Bommert: Natürlich kann man sich fragen, warum wir uns hier bemühen ein paar Gramm CO2 mehr einzusparen, während dort die Urwälder brennen. Ich würde die Gleichung stattdessen so aufmachen: Es ist wichtig, dass wir hier anfangen, denn Deutschland war und ist Vorbild. Wenn man weltweit umherreist, merkt man, dass es die Welt interessiert, was die Deutschen machen. Überall fragen Dich die Leute, warum man in Deutschland bestimmte Dinge macht und andere Dinge nicht macht.

Was wir machen – so meine feste Erfahrung und Überzeugung – wirkt am Ende auch stimulierend auf Veränderungen in anderen Ländern. Das ist die eigentliche Bedeutung unseres relativ kleinen Landes in der globalen Klimapolitik. Wir spielen weltweit eine wichtige Rolle als politischer Katalysator für Veränderungen.
tellerrand: Kritiker der Bonner Konferenz monieren die mageren Ergebnisse des Klimamarathons. Für wie hoch ist die Chance, dass es in absehbarer Zeit zu wirksamen Veränderungen und Maßnahmen kommt?  

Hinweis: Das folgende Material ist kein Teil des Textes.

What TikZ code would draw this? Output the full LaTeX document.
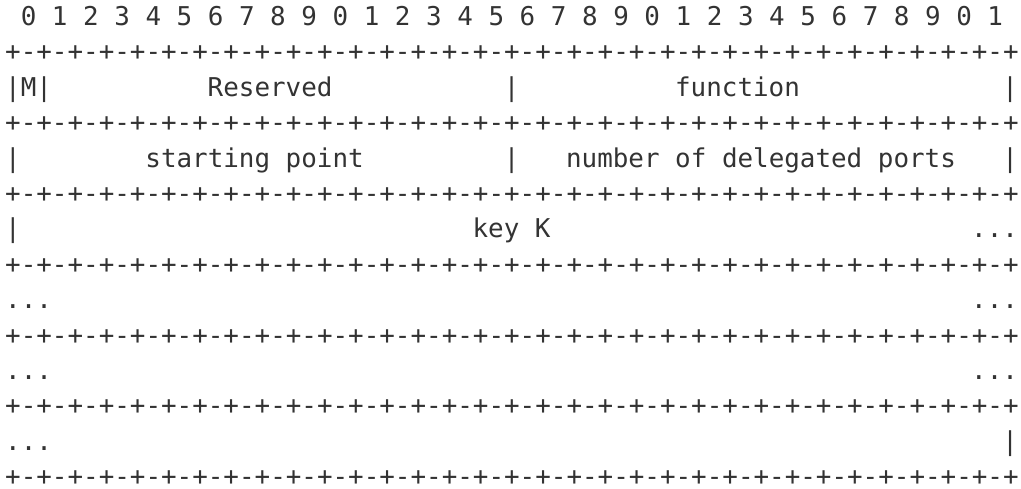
\documentclass[tikz,border=0pt]{standalone}
\usepackage{fontspec}
\newfontfamily\ascfont{DejaVu Sans Mono}
\definecolor{ink}{HTML}{333333}
\newcommand{\rulerow}{+-+-+-+-+-+-+-+-+-+-+-+-+-+-+-+-+-+-+-+-+-+-+-+-+-+-+-+-+-+-+-+-+}
\tikzset{asc/.style={anchor=base west, inner sep=0pt, outer sep=0pt, text=ink,
  font=\ascfont\fontsize{25.9}{30}\selectfont}}
\newcommand{\txt}[4]{\node[asc] (#1) at ({5.2+#2*15.58},{25.5+#3*35.4}) {#4};}
\begin{document}
\begin{tikzpicture}[x=1pt,y=-1pt]
\useasboundingbox (0,0) rectangle (1021,488);
% row 0: bit numbers
\txt{bits}{1}{0}{0 1 2 3 4 5 6 7 8 9 0 1 2 3 4 5 6 7 8 9 0 1 2 3 4 5 6 7 8 9 0 1}
% separator rows
\foreach \r in {1,3,5,7,9,11,13}{\txt{sep\r}{0}{\r}{\rulerow}}
% row 2
\txt{mbit}{0}{2}{|M|}
\txt{reserved}{13}{2}{Reserved}
\txt{bar2m}{32}{2}{|}
\txt{function}{43}{2}{function}
\txt{bar2r}{64}{2}{|}
% row 4
\txt{bar4l}{0}{4}{|}
\txt{start}{9}{4}{starting point}
\txt{bar4m}{32}{4}{|}
\txt{ndp}{36}{4}{number of delegated ports}
\txt{bar4r}{64}{4}{|}
% row 6
\txt{bar6l}{0}{6}{|}
\txt{key}{30}{6}{key K}
\txt{dots6r}{62}{6}{...}
% row 8
\txt{dots8l}{0}{8}{...}
\txt{dots8r}{62}{8}{...}
% row 10
\txt{dots10l}{0}{10}{...}
\txt{dots10r}{62}{10}{...}
% row 12
\txt{dots12l}{0}{12}{...}
\txt{bar12r}{64}{12}{|}
\end{tikzpicture}
\end{document}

Bommert: Der Druck im Kessel steigt. Die Frage wird am Ende nicht mehr sein, was wir machen wollen, sondern was wir machen müssen. Da wird es dann nicht mehr um freiwillige Vereinbarungen gehen. Spätestens dann wird die Politik begreifen, dass tiefgreifende Einschnitte und Veränderungen der einzige Ausweg sind, um der ganz großen Katastrophen noch aus eigener Kraft zu entgehen. Das wird nicht auf freiwilliger Basis laufen – ohne administrative Einschränkungen wird das nicht abgehen. Die Verhältnisse werden die Politik zum Handeln zwingen, und dann muss die Politik reagieren.